Commercial dominance has been matched by institutional recognition. Wizkid is widely regarded as the continent’s most awarded artist, with more than 178 honors across his career, including a Grammy Award, multiple BET Awards, Billboard Music Awards, MOBO Awards, and a commanding presence at Nigeria’s The Headies.

The accumulation underscores both popular reach and critical validation, a duality that has defined his ascent since early breakthroughs like Holla at Your Boy in the early 2010s.

By contrast, Cheb Khaled’s legacy was forged over decades through classic Raï fusions such as Didi and Aïcha, which sold in vast numbers across North Africa, Europe, and the Arab world.

His dominance reflected the economics of an earlier period, when physical distribution and downloads shaped global success. Analysts note that today’s recalibration does not diminish that achievement; rather, it illustrates how streaming equivalencies have reshaped the pathways to scale.

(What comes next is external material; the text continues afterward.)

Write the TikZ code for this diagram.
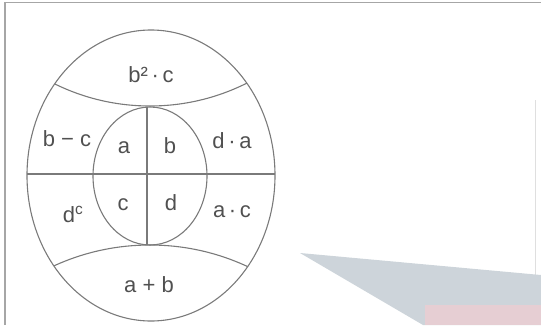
\documentclass[tikz,border=0pt]{standalone}
\usepackage{fontspec}
\setmainfont{Liberation Sans}
\definecolor{linegray}{HTML}{7A7A7A}
\definecolor{textgray}{HTML}{505050}
\definecolor{shadegray}{HTML}{CDD4DA}
\definecolor{shadepink}{HTML}{EDCDD2}
\begin{document}
\begin{tikzpicture}[x=1pt, y=-1pt, line width=1.1pt,
    every node/.style={font=\fontsize{22}{24}\selectfont, text=textgray, anchor=base, inner sep=0pt},
    part/.style={draw=linegray}]

    \useasboundingbox (0,0) rectangle (541,325);

    % page frame (scan edges)
    \draw[gray!70, line width=1.4pt] (5,325) -- (5,2.5) -- (541,2.5);
    \draw[gray!25, line width=0.8pt] (535,100) -- (535,325);

    % faint shading at the lower right
    \fill[shadegray] (300,253) -- (541,275) -- (541,325) -- (423,325) -- cycle;
    \fill[shadepink, opacity=0.8] (425,305) rectangle (541,325);

    % outer ellipse and the two caps
    \begin{scope}
      \clip (151,175.5) ellipse [x radius=124, y radius=145.5];
      \draw[part] (150,-110) circle [radius=216];
      \draw[part] (150,476) circle [radius=231];
    \end{scope}
    \draw[part] (151,175.5) ellipse [x radius=124, y radius=145.5];

    % middle band
    \draw[part] (27,174) -- (275,174);
    \draw[part] (150,176) ellipse [x radius=57, y radius=69];
    \draw[part] (147,107) -- (147,245);

    % labels
    \node (capTop) at (151,82) {b²\,·\,c};
    \node (bandNW) at (67,146) {b − c};
    \node (coreA) at (124,153) {a};
    \node (coreB) at (170,153) {b};
    \node (bandNE) at (232,148) {d\,·\,a};
    \node (bandSW) at (73,222) {d\textsuperscript{c}};
    \node (coreC) at (123,210) {c};
    \node (coreD) at (171,210) {d};
    \node (bandSE) at (232,217) {a\,·\,c};
    \node (capBot) at (149,292) {a + b};

  \end{tikzpicture}
\end{document}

Recent aggregated rankings of Africa’s best-selling artists reflect this transformation. Behind Wizkid and Cheb Khaled are Burna Boy at roughly 55 million units; Amr Diab at about 50 million; Tamer Hosny and Sherine, each at more than 40 million; P-Square at 40 million; Rema at 30 million; and CKay and Tems at around 25 million apiece. The figures vary by methodology and continue to evolve as certifications are updated.

For industry observers, the milestone is a validation of Afrobeats’ global rise and Nigeria’s central role in exporting contemporary African music.

Wizkid’s formula—melding local rhythms with global pop and hip-hop sensibilities—has helped redraw the map, shifting influence from regional strongholds to streaming-powered innovators. In doing so, he has not only secured a personal legacy but also set a benchmark for a new generation intent on turning African sound into worldwide currency.